Wednesday, April 4, 2012

Messing with Me

Sometimes I think foreigners are just messing with me. Although technically speaking, in the instance I am about to recount, I was the foreigner, not the other guy. 
     I was in the Zurich airport last night, waiting for the Allegra Hotel shuttle, when the Best Western shuttle driver engaged me in conversation. I was in no position to judge his grasp of the English language, as I have no grasp whatsoever of Switzerdeutsch. But there we were, standing in the Zone Three shuttle area, waiting for one thing or another, when he suddenly pipes up with something along the following lines:
     "Du mit die shuttledriver is mit die full moon! Ha, ha, ha! He says it is meaning the more money! [Here he hunched his shoulders and pointed skyward.] Back und forth, back und forth, den around und around  mit die moon, nein? Like in America? Got the candybars? Die Coca Cola? MTV? [He nodded sagely.] Shuttledriver got die seat belts. Zurich! Airport! On mit die cows!"
     He went on like that for about three minutes, which is a long time when you don't know what the hell somebody's talking about. 
     What did I do? The same thing I always do when I don't understand something; I did everything in my power to appear as though I did. I nodded. I chuckled. I sighed knowingly. I think I even murmured an occasional monosyllable. 
     It was of a piece with how I just barely got through high school: pretending to take pertinent notes, to contemplate the ingenuity of the theorem on the blackboard, to listen attentively to the teacher's exposition on the amphibian reproductive system. 
     Who knows what I was agreeing with him about. He might have just insulted my mother, for all I know.
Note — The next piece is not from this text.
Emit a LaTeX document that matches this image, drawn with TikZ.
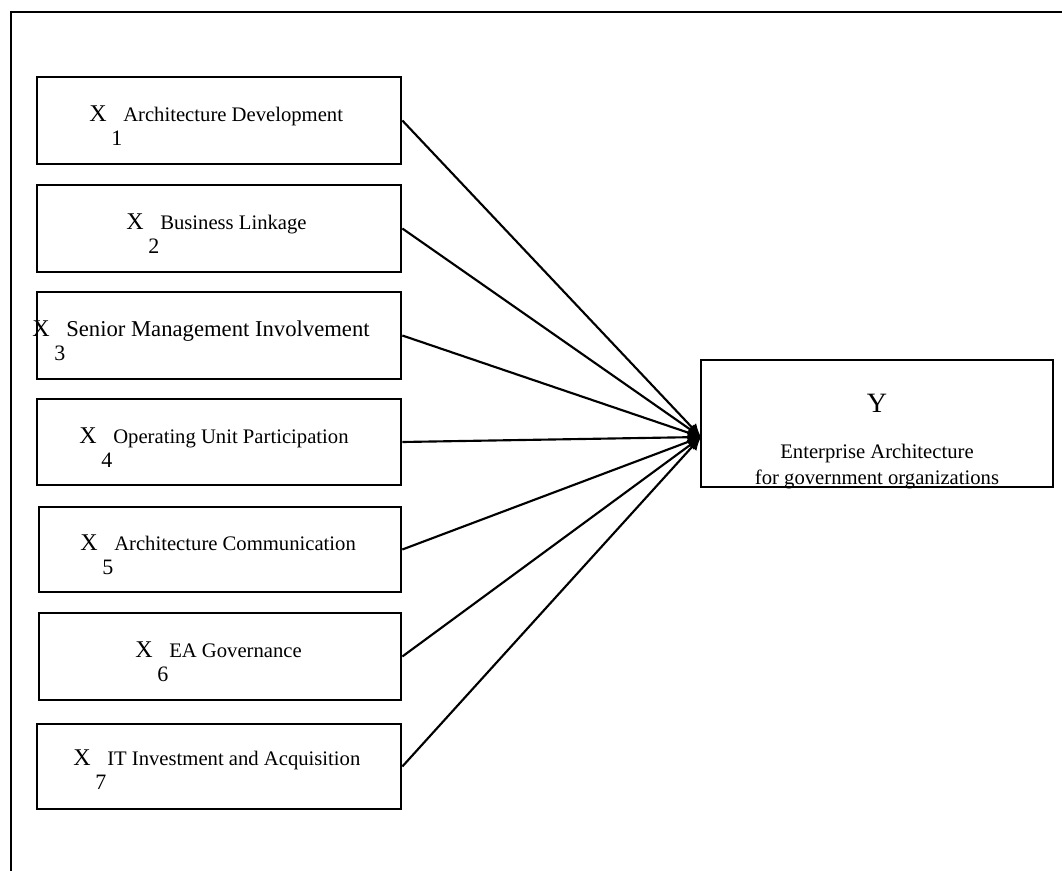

Then, with a final, "Shine mit die shoes!" delivered expectantly, like a Henny Youngman punchline, the driver finally climbed into his van and drove away. 
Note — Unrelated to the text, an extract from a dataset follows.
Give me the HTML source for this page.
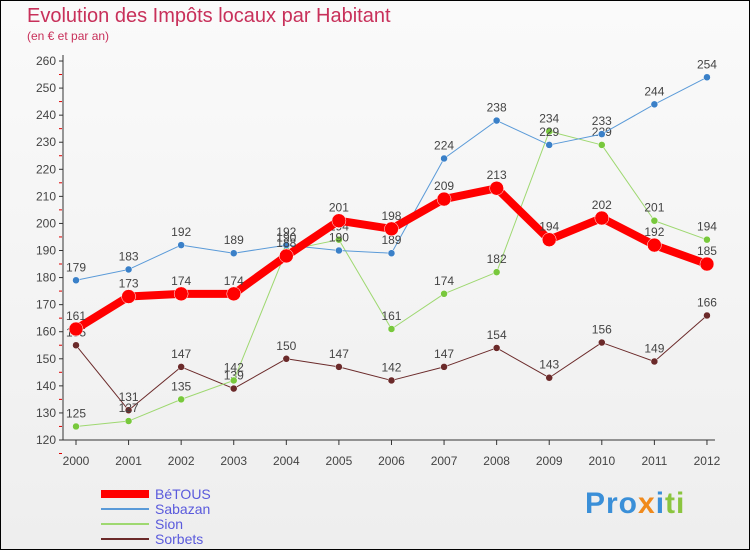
<!DOCTYPE html>
<html><head><meta charset="utf-8"><style>
body{margin:0;background:#fff}
#wrap{position:relative;width:748px;height:548px;border:1px solid #000;background:linear-gradient(#fafafa,#eee);font-family:"Liberation Sans",sans-serif;overflow:hidden}
.t{position:absolute;color:#c8305a}
</style></head><body>
<div id="wrap">
<div class="t" style="left:26px;top:4px;font-size:20px">Evolution des Impôts locaux par Habitant</div>
<div class="t" style="left:26px;top:28px;font-size:12px">(en € et par an)</div>
<svg id="svg" width="748" height="548" style="position:absolute;left:0;top:0"></svg>
<div style="position:absolute;left:584px;top:486px;font-size:30px;font-weight:bold;letter-spacing:1px"><span style="color:#3a8fd8">Pro</span><span style="color:#f08a1c">x</span><span style="color:#3a8fd8">i</span><span style="color:#8bc53f">ti</span></div>
</div>
<script>
const years=[2000,2001,2002,2003,2004,2005,2006,2007,2008,2009,2010,2011,2012];
const yTicks=[120,130,140,150,160,170,180,190,200,210,220,230,240,250,260];
const betous=[161,173,174,174,188,201,198,209,213,194,202,192,185];
const sabazan=[179,183,192,189,192,190,189,224,238,229,233,244,254];
const sion=[125,127,135,142,190,194,161,174,182,234,229,201,194];
const sorbets=[155,131,147,139,150,147,142,147,154,143,156,149,166];
const svg=document.getElementById('svg');const NS='http://www.w3.org/2000/svg';
function X(i){return 75+i*52.58}
function Y(v){return 439-(v-120)*2.707}
function el(t,a,p){const e=document.createElementNS(NS,t);for(const k in a)e.setAttribute(k,a[k]);(p||svg).appendChild(e);return e}
let ax=el('line',{x1:62,y1:Y(260)-6,x2:62,y2:Y(120),stroke:'#333'});


let bx=el('line',{x1:62,y1:Y(120),x2:X(12)+8,y2:Y(120),stroke:'#333'});


yTicks.forEach(v=>{
 el('line',{x1:58,x2:62,y1:Y(v),y2:Y(v),stroke:'#333'});
 el('line',{x1:58,x2:61,y1:Y(v)+13.5,y2:Y(v)+13.5,stroke:'#d00'});
 const t=el('text',{x:55,y:Y(v)+4,'text-anchor':'end','font-size':12,fill:'#444'});t.textContent=v;
 
 
});
years.forEach((y,i)=>{
 el('line',{x1:X(i),x2:X(i),y1:Y(120),y2:Y(120)+5,stroke:'#333'});
 const t=el('text',{x:X(i),y:464,'text-anchor':'middle','font-size':12,fill:'#444'});t.textContent=y;
 
 
});
function series(d,col,dot,w,r,name){
 const g=el('g',{});
 
 
 el('polyline',{points:d.map((v,i)=>X(i)+','+Y(v)).join(' '),fill:'none',stroke:col,'stroke-width':w,'stroke-linejoin':'round'},g);
 d.forEach((v,i)=>{
  const c=el('circle',{cx:X(i),cy:Y(v),r:r,fill:dot,stroke:'#fff','stroke-width':0.5},g);
  
  
  const t=el('text',{x:X(i),y:Y(v)-9,'text-anchor':'middle','font-size':12,fill:'#444'},g);t.textContent=v;
 });
}
series(sorbets,'#6b2a2a','#6b2a2a',1,3.5,'sorbets');
series(sion,'#9ed870','#78c83c',1,3.5,'sion');
series(sabazan,'#5a9ad8','#3a80c8',1,3.5,'sabazan');
series(betous,'#f00','#f00',8,7,'betous');
const leg=[['BéTOUS','#f00',8],['Sabazan','#5a9ad8',2],['Sion','#9ed870',2],['Sorbets','#6b2a2a',2]];
leg.forEach((l,i)=>{
 const y=493+i*15;
 const ln=el('line',{x1:100,x2:148,y1:y,y2:y,stroke:l[1],'stroke-width':l[2]});
 
 
 const t=el('text',{x:154,y:y+5,'font-size':14,fill:'#5a5adc'});t.textContent=l[0];
 
 
});
</script>
</body></html>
     I stood there for a moment trying to deconstruct his little disquisition. But it wouldn't parse. 
     Then I got to thinking. If I were a shuttle driver, ferrying people interminably back and forth across the same dreary landscape of exit ramps and flyovers, safety islands and roundabouts, what might I do to amuse myself? 
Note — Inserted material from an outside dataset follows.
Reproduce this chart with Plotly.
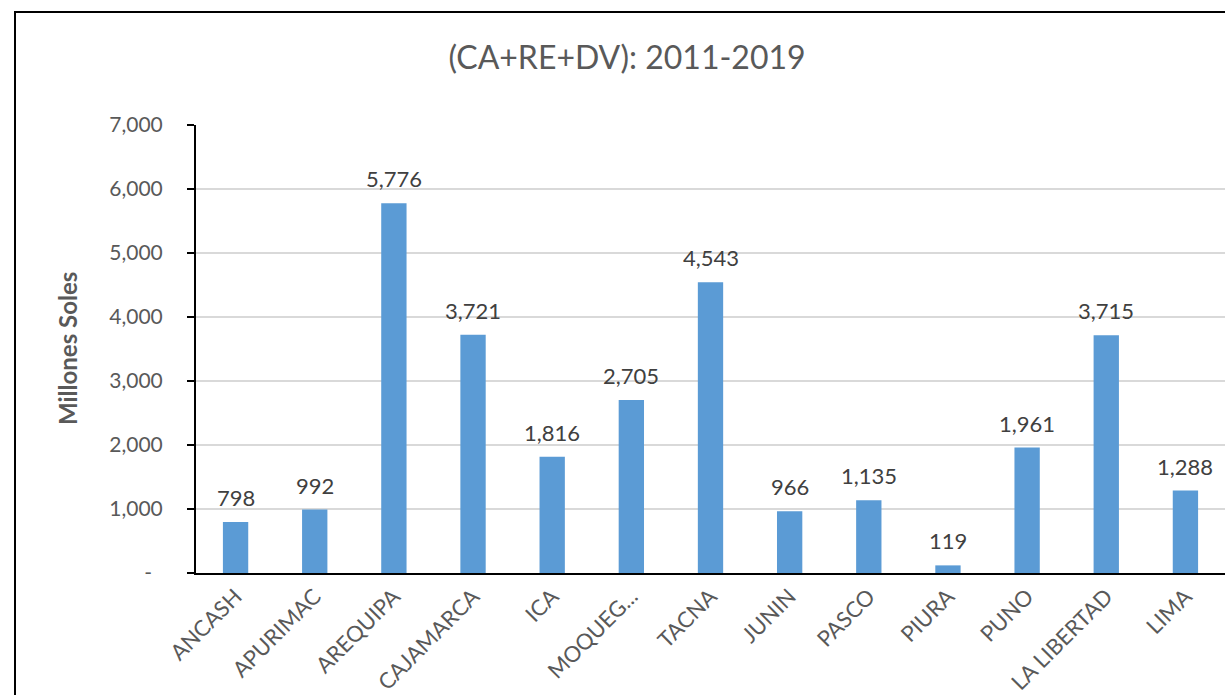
import plotly.graph_objects as go

# Regional totals (millions of soles), 2011-2019
regiones = ["ANCASH", "APURIMAC", "AREQUIPA", "CAJAMARCA", "ICA", "MOQUEG...",
            "TACNA", "JUNIN", "PASCO", "PIURA", "PUNO", "LA LIBERTAD", "LIMA"]
montos = [798, 992, 5776, 3721, 1816, 2705, 4543, 966, 1135, 119, 1961, 3715, 1288]

y_ticks = [0, 1000, 2000, 3000, 4000, 5000, 6000, 7000]
y_tick_text = ["-\u00a0\u00a0", "1,000", "2,000", "3,000", "4,000", "5,000", "6,000", "7,000"]

FONT = "Lato"
GRAY = "#595959"

W, H = 1225, 695
L, R, T, B = 196, 0, 125, 122
pw, ph = W - L - R, H - T - B

fig = go.Figure(go.Bar(
    x=regiones, y=montos,
    marker=dict(color="#5B9BD5", line=dict(width=0)),
    width=0.32,
    hoverinfo="x+y",
))

# value labels above each bar
for reg, val in zip(regiones, montos):
    fig.add_annotation(x=reg, y=val, text=f"{val:,}", showarrow=False,
                       yanchor="bottom", yshift=9,
                       font=dict(family=FONT, size=22, color="#404040"))

# y-axis title
fig.add_annotation(xref="paper", yref="paper", x=(67 - L) / pw, y=0.5,
                   text="<b>Millones Soles</b>", textangle=-90, showarrow=False,
                   xanchor="center", yanchor="middle",
                   font=dict(family=FONT, size=24, color=GRAY))

# outer chart frame
fig.add_shape(type="rect", xref="paper", yref="paper",
              x0=(15 - L) / pw, x1=1.2, y0=-0.6, y1=1 + (T - 12) / ph,
              line=dict(color="black", width=2), fillcolor="rgba(0,0,0,0)",
              layer="above")

fig.update_layout(
    width=W, height=H,
    margin=dict(l=L, r=R, t=T, b=B, pad=0),
    paper_bgcolor="white", plot_bgcolor="white",
    showlegend=False,
    title=dict(text="(CA+RE+DV): 2011-2019", x=627 / W, xanchor="center",
               y=1 - 58 / H, yanchor="middle",
               font=dict(family=FONT, size=32, color=GRAY)),
    xaxis=dict(
        type="category", showgrid=False,
        showline=True, linecolor="black", linewidth=2,
        ticks="", tickangle=-45,
        tickfont=dict(family=FONT, size=22, color=GRAY),
        range=[-0.5, len(regiones) - 0.5],
    ),
    yaxis=dict(
        range=[0, 7000], tickvals=y_ticks, ticktext=y_tick_text,
        showgrid=True, gridcolor="#D9D9D9", gridwidth=1.5,
        showline=True, linecolor="black", linewidth=2,
        ticks="outside", ticklen=7, tickwidth=2, tickcolor="black",
        ticklabelstandoff=20,
        tickfont=dict(family=FONT, size=21, color=GRAY),
        zeroline=False,
    ),
)

fig.write_html("out.html")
     And it occurred to me that one possible way would be to go up to foreigners and simply spout elaborate, extravagant nonsense in some broken version of their tongue and see if they, like me, were such fools as to stand and smile and nod and shrug and pretend they understood what I was saying. 
  
  

3 comments:

  1. Gee, I just loved this piece. But then, I did write it, after all.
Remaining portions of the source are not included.